Set the listing down again exactly, please, apart from its pictures.

··· PROVIDED DATA

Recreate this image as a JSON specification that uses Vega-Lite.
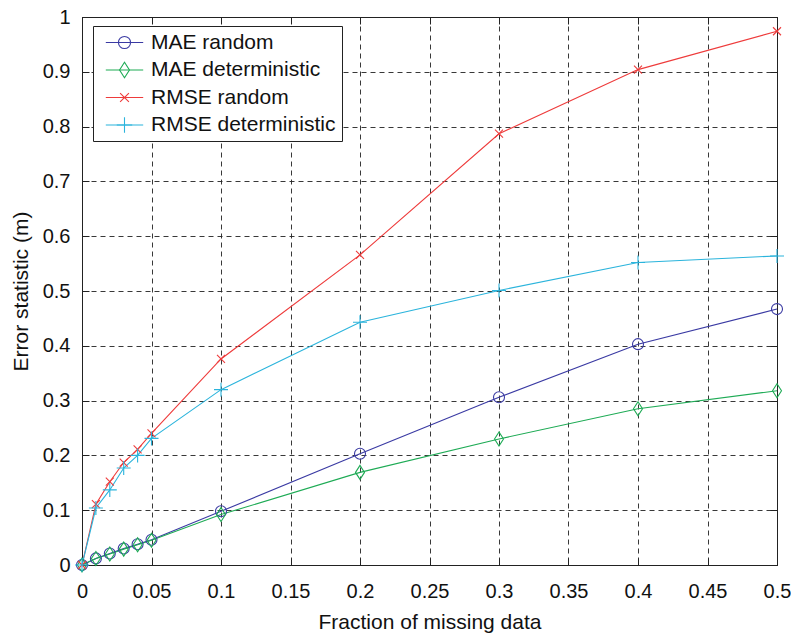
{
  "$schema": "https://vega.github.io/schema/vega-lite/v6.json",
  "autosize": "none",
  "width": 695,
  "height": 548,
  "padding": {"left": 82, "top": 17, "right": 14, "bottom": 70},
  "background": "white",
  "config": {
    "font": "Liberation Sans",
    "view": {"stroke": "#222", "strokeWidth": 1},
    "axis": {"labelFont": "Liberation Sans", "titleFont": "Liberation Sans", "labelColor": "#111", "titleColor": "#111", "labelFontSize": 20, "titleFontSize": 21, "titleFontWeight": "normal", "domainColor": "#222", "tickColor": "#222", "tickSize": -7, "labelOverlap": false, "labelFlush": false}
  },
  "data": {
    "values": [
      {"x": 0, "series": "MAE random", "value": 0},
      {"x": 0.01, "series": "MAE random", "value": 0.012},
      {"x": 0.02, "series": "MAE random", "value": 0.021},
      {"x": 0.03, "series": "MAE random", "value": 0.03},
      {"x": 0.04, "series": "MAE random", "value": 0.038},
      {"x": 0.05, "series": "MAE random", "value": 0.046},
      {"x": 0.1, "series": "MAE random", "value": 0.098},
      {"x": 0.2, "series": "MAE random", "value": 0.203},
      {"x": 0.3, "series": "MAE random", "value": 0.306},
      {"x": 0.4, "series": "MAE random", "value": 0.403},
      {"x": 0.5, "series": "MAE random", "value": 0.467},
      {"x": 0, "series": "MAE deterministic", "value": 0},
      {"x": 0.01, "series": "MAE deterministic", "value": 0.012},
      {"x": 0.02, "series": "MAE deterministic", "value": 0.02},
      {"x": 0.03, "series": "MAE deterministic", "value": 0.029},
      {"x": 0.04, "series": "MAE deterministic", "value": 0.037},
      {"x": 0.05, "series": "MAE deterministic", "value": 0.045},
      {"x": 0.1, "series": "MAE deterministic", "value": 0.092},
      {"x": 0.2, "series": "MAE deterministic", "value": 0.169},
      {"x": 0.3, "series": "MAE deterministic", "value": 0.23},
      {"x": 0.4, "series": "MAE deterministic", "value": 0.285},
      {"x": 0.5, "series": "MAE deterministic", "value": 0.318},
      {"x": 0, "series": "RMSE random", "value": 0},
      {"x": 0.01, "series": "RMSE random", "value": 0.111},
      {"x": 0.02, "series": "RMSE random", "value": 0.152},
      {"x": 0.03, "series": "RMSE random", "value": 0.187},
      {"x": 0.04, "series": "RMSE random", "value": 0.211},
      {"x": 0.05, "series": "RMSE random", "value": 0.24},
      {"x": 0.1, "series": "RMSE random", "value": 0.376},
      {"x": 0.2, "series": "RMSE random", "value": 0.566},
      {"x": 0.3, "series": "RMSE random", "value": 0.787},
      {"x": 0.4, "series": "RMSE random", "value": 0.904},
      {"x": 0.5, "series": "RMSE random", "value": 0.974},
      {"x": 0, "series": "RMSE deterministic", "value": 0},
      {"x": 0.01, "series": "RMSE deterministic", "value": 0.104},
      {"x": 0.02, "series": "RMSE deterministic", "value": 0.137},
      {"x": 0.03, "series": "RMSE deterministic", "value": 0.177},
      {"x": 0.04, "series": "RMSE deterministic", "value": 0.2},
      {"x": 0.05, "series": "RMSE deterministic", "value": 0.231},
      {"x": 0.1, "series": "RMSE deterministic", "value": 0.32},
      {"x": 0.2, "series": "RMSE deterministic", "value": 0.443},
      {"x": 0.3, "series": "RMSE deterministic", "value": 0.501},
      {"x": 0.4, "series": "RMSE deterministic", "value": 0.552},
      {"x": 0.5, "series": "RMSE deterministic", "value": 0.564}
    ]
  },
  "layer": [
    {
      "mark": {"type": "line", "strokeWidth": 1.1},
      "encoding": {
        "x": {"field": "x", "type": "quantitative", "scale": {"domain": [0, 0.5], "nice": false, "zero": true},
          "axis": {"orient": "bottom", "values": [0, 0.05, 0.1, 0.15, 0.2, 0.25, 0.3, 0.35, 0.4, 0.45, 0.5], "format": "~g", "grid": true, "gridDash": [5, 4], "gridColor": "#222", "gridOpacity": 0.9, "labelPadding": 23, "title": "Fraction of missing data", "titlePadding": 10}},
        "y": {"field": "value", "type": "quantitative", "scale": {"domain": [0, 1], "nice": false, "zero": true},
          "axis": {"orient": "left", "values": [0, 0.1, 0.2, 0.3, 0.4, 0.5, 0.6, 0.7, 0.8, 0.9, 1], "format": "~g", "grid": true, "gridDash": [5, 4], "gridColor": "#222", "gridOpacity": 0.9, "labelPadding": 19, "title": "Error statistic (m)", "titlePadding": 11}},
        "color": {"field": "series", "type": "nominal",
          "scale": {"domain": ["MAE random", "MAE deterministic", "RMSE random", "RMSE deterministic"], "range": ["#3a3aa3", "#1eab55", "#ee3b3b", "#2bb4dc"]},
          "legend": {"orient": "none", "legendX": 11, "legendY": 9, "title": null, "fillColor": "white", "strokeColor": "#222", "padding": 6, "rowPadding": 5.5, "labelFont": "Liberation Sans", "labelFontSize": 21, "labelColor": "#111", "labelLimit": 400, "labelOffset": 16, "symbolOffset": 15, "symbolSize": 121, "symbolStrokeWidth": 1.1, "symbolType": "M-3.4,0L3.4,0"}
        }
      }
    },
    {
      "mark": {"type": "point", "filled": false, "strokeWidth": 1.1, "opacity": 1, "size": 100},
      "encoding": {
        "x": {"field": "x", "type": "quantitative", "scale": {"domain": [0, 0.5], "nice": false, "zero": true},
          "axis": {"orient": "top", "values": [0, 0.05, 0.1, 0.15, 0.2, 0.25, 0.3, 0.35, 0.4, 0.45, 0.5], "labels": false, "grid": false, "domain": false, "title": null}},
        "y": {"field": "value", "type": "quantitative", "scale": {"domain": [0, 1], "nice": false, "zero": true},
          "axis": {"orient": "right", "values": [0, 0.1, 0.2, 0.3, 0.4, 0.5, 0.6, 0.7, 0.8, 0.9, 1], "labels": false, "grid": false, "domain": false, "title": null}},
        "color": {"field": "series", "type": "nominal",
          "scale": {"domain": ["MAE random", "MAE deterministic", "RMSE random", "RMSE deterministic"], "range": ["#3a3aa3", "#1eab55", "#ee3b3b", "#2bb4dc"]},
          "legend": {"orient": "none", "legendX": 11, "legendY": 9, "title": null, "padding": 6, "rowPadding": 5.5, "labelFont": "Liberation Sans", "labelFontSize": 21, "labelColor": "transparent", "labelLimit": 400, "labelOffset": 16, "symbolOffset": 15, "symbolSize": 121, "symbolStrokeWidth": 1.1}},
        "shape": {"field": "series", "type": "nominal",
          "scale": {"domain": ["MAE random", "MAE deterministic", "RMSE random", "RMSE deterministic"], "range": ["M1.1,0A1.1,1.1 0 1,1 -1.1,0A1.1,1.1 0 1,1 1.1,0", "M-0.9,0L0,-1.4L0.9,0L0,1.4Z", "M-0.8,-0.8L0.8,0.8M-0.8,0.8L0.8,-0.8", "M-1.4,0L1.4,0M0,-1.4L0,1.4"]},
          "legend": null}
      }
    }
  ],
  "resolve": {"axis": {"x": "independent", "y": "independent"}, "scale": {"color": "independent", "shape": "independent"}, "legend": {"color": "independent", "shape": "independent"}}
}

······

**FINAL RESULT:**
Recreate this image as a JSON specification that uses Vega-Lite.
{
  "$schema": "https://vega.github.io/schema/vega-lite/v6.json",
  "autosize": "none",
  "width": 695,
  "height": 548,
  "padding": {"left": 82, "top": 17, "right": 14, "bottom": 70},
  "background": "white",
  "config": {
    "font": "Liberation Sans",
    "view": {"stroke": "#222", "strokeWidth": 1},
    "axis": {"labelFont": "Liberation Sans", "titleFont": "Liberation Sans", "labelColor": "#111", "titleColor": "#111", "labelFontSize": 20, "titleFontSize": 21, "titleFontWeight": "normal", "domainColor": "#222", "tickColor": "#222", "tickSize": -7, "labelOverlap": false, "labelFlush": false}
  },
  "data": {
    "values": [
      {"x": 0, "series": "MAE random", "value": 0},
      {"x": 0.01, "series": "MAE random", "value": 0.012},
      {"x": 0.02, "series": "MAE random", "value": 0.021},
      {"x": 0.03, "series": "MAE random", "value": 0.03},
      {"x": 0.04, "series": "MAE random", "value": 0.038},
      {"x": 0.05, "series": "MAE random", "value": 0.046},
      {"x": 0.1, "series": "MAE random", "value": 0.098},
      {"x": 0.2, "series": "MAE random", "value": 0.203},
      {"x": 0.3, "series": "MAE random", "value": 0.306},
      {"x": 0.4, "series": "MAE random", "value": 0.403},
      {"x": 0.5, "series": "MAE random", "value": 0.467},
      {"x": 0, "series": "MAE deterministic", "value": 0},
      {"x": 0.01, "series": "MAE deterministic", "value": 0.012},
      {"x": 0.02, "series": "MAE deterministic", "value": 0.02},
      {"x": 0.03, "series": "MAE deterministic", "value": 0.029},
      {"x": 0.04, "series": "MAE deterministic", "value": 0.037},
      {"x": 0.05, "series": "MAE deterministic", "value": 0.045},
      {"x": 0.1, "series": "MAE deterministic", "value": 0.092},
      {"x": 0.2, "series": "MAE deterministic", "value": 0.169},
      {"x": 0.3, "series": "MAE deterministic", "value": 0.23},
      {"x": 0.4, "series": "MAE deterministic", "value": 0.285},
      {"x": 0.5, "series": "MAE deterministic", "value": 0.318},
      {"x": 0, "series": "RMSE random", "value": 0},
      {"x": 0.01, "series": "RMSE random", "value": 0.111},
      {"x": 0.02, "series": "RMSE random", "value": 0.152},
      {"x": 0.03, "series": "RMSE random", "value": 0.187},
      {"x": 0.04, "series": "RMSE random", "value": 0.211},
      {"x": 0.05, "series": "RMSE random", "value": 0.24},
      {"x": 0.1, "series": "RMSE random", "value": 0.376},
      {"x": 0.2, "series": "RMSE random", "value": 0.566},
      {"x": 0.3, "series": "RMSE random", "value": 0.787},
      {"x": 0.4, "series": "RMSE random", "value": 0.904},
      {"x": 0.5, "series": "RMSE random", "value": 0.974},
      {"x": 0, "series": "RMSE deterministic", "value": 0},
      {"x": 0.01, "series": "RMSE deterministic", "value": 0.104},
      {"x": 0.02, "series": "RMSE deterministic", "value": 0.137},
      {"x": 0.03, "series": "RMSE deterministic", "value": 0.177},
      {"x": 0.04, "series": "RMSE deterministic", "value": 0.2},
      {"x": 0.05, "series": "RMSE deterministic", "value": 0.231},
      {"x": 0.1, "series": "RMSE deterministic", "value": 0.32},
      {"x": 0.2, "series": "RMSE deterministic", "value": 0.443},
      {"x": 0.3, "series": "RMSE deterministic", "value": 0.501},
      {"x": 0.4, "series": "RMSE deterministic", "value": 0.552},
      {"x": 0.5, "series": "RMSE deterministic", "value": 0.564}
    ]
  },
  "layer": [
    {
      "mark": {"type": "line", "strokeWidth": 1.1},
      "encoding": {
        "x": {"field": "x", "type": "quantitative", "scale": {"domain": [0, 0.5], "nice": false, "zero": true},
          "axis": {"orient": "bottom", "values": [0, 0.05, 0.1, 0.15, 0.2, 0.25, 0.3, 0.35, 0.4, 0.45, 0.5], "format": "~g", "grid": true, "gridDash": [5, 4], "gridColor": "#222", "gridOpacity": 0.9, "labelPadding": 23, "title": "Fraction of missing data", "titlePadding": 10}},
        "y": {"field": "value", "type": "quantitative", "scale": {"domain": [0, 1], "nice": false, "zero": true},
          "axis": {"orient": "left", "values": [0, 0.1, 0.2, 0.3, 0.4, 0.5, 0.6, 0.7, 0.8, 0.9, 1], "format": "~g", "grid": true, "gridDash": [5, 4], "gridColor": "#222", "gridOpacity": 0.9, "labelPadding": 19, "title": "Error statistic (m)", "titlePadding": 11}},
        "color": {"field": "series", "type": "nominal",
          "scale": {"domain": ["MAE random", "MAE deterministic", "RMSE random", "RMSE deterministic"], "range": ["#3a3aa3", "#1eab55", "#ee3b3b", "#2bb4dc"]},
          "legend": {"orient": "none", "legendX": 11, "legendY": 9, "title": null, "fillColor": "white", "strokeColor": "#222", "padding": 6, "rowPadding": 5.5, "labelFont": "Liberation Sans", "labelFontSize": 21, "labelColor": "#111", "labelLimit": 400, "labelOffset": 16, "symbolOffset": 15, "symbolSize": 121, "symbolStrokeWidth": 1.1, "symbolType": "M-3.4,0L3.4,0"}
        }
      }
    },
    {
      "mark": {"type": "point", "filled": false, "strokeWidth": 1.1, "opacity": 1, "size": 100},
      "encoding": {
        "x": {"field": "x", "type": "quantitative", "scale": {"domain": [0, 0.5], "nice": false, "zero": true},
          "axis": {"orient": "top", "values": [0, 0.05, 0.1, 0.15, 0.2, 0.25, 0.3, 0.35, 0.4, 0.45, 0.5], "labels": false, "grid": false, "domain": false, "title": null}},
        "y": {"field": "value", "type": "quantitative", "scale": {"domain": [0, 1], "nice": false, "zero": true},
          "axis": {"orient": "right", "values": [0, 0.1, 0.2, 0.3, 0.4, 0.5, 0.6, 0.7, 0.8, 0.9, 1], "labels": false, "grid": false, "domain": false, "title": null}},
        "color": {"field": "series", "type": "nominal",
          "scale": {"domain": ["MAE random", "MAE deterministic", "RMSE random", "RMSE deterministic"], "range": ["#3a3aa3", "#1eab55", "#ee3b3b", "#2bb4dc"]},
          "legend": {"orient": "none", "legendX": 11, "legendY": 9, "title": null, "padding": 6, "rowPadding": 5.5, "labelFont": "Liberation Sans", "labelFontSize": 21, "labelColor": "transparent", "labelLimit": 400, "labelOffset": 16, "symbolOffset": 15, "symbolSize": 121, "symbolStrokeWidth": 1.1}},
        "shape": {"field": "series", "type": "nominal",
          "scale": {"domain": ["MAE random", "MAE deterministic", "RMSE random", "RMSE deterministic"], "range": ["M1.1,0A1.1,1.1 0 1,1 -1.1,0A1.1,1.1 0 1,1 1.1,0", "M-0.9,0L0,-1.4L0.9,0L0,1.4Z", "M-0.8,-0.8L0.8,0.8M-0.8,0.8L0.8,-0.8", "M-1.4,0L1.4,0M0,-1.4L0,1.4"]},
          "legend": null}
      }
    }
  ],
  "resolve": {"axis": {"x": "independent", "y": "independent"}, "scale": {"color": "independent", "shape": "independent"}, "legend": {"color": "independent", "shape": "independent"}}
}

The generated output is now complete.